Cirebon, 18 Desember 2012;
Seiring perkembangan zaman menuju era
globalisasi. Berbagai program pemerintah telah dilakukan dalam rangka
mewujudkan tatanan masyarakat yang sejahtera, kondusif, dan seimbang. Sejalan
dengan hal tersebut, pemerintah pusat, pemerintah daerah dan berbagai lembaga
negara yang berkaitan dengan hal tersebut mulai membangun berbagai fasilitas
infrastruktur, pelayanan masyarakat, akses publik, dan sebagainya. kesemua itu
harus didasarkan dengan nilai-nilai keadilan sosial yang termuat dalam idiil
pancasila dan Undang-undang yang berlaku.
Namun, sejalan dengan perkembangan dunia
usaha pada umumnya, pembangunan yang berorientasi pada bisnis dan ekonomi di
wilayah perkotaan masih belum seimbang dengan penataan ruang terbuka hijau.
Di daerah kota Cirebon misalnya, masih belum maksimal dalam menjamin
ketersediaannya ruang terbuka hijau.
Luas Kota Cirebon adalah 3.913,20 Ha
yang terdiri dari penggunaan lahan terbangun seluas 2.240,24 ha (57,25%)
dan lahan tidak terbangun seluas 1.750,48 ha (42,75%). Luas Kota ini
mengalami penambahan dari sebelumnya diakibatkan oleh tingginya tingkat
sedimentasi di sepanjang pesisir pantai Kota Cirebon
Peralihan Ruang Hijau Menjadi Bangunan
Komersial
Di lihat dari wilayah kota Cirebon yang
memiliki banyak ruas-ruas jalan di sisi kota, dan mulai merebaknya pembangunan
tempat perbelanjaan. Seolah kita mulai melupakan peran dari ruang terbuka hijau
yang sedianya untuk mengimbangi tingkat polusi udara di perkotaan, Karena
pembangunan gedung-gedung konvensional tidak diimbangi dengan pembangunan tata
ruang hijau yang akan bermanfaat untuk menstabilkan kondisi efek pembuangan gas
buang dari mobilisasi masyarakat dan kegiatan pabrikasi lainnya.
Kota Cirebon yang merupakan kota
penghubung antara provinsi Jawa Barat dengan Jawa Tengah memiliki aktifitas
ekonomi yang tinggi.

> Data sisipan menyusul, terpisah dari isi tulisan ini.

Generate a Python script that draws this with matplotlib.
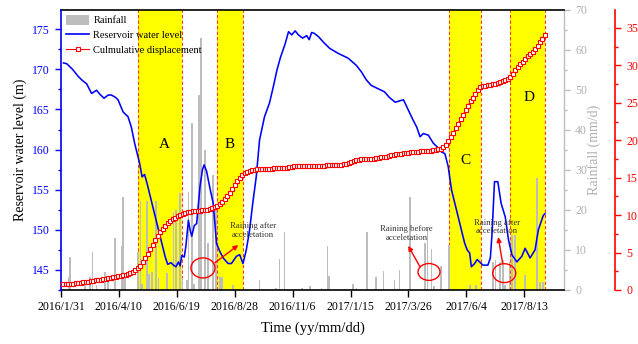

Jalur trans regional yang dilalui oleh kereta api di
Stasiun Kejaksan, Pelabuhan Muara Jati Kota Cirebon sebagai Pelabuhan
Internasional di Pesisir, Terminal Harjamukti, dan Bandara Cakrabuana di daerah
Penggung, hal tersebut apabila tidak di imbangi dengan tata ruang hijaun yang
baik akan menjadi faktor pemicu polusi udara.
Kondisi jalanan di kota Cirebon juga
semakin melebar karena kebutuhan akan arus pengguna jalan, maka satu persatu
pepohonan seperti di ruas jalan Dr Cipto Mangunkusumo sedikit demi sedikit
menghilang karena ditebang. Padahal, penebangan pohon tersebut
selain dapat meningkatkan suhu udara di daerah sekitar lokasi, juga dapat
mengakibatkan lambatnya resapan air di sekitaran lokasi (drainase). Hal ini
dapat kita amati dari menurunnya ketinggian tanah di sekitaran jalan depan
Cirebon Super Blok.
Saat ini, tren terbaru pada tahun 2012
adalah semakin menjamurnya pembangunan gedung-gedung komersial lainnya yang
berdiri di atas tanah hijau, yang merupakan lahan yang diharapkan akan menjadi
daerah resapan air, seperti di kawasan Bima yang dibangunnya (Giant Mall), dan
kawasan barat Terminal Harjamukti, Pembangunan perumahan Pulau Intan di sekitaran
utara Gedung Negara, kawasan by Pass yang dibangunnya Hotel Aston, dan lain
sebagainya. Pembangunan komersial tersebut tentu akan merubah fungsi daerah
resapan air dan daerah penyeimbang udara, menjadi rusak. Kerusakan keseimbangan
system hijau di kota Cirebon dapat memicu bencana banjir yang diakibatkan oleh
hilangnya daerah yang berfungsi sebagai daerah resapan air. Benar saja, akibat
berkurangnya area drainase di Cirebon pernah terjadi banjir di awal tahun 2012,
dimana saat itu 60 Persen wilayah Kota Cirebon terendam air bukan dikarenakan
pasang air laut. Namun karena sampah yang menumpuk, saluran drainase yang
menyempit, dan hilangnya fungsi lahan hijau di Kota Cirebon.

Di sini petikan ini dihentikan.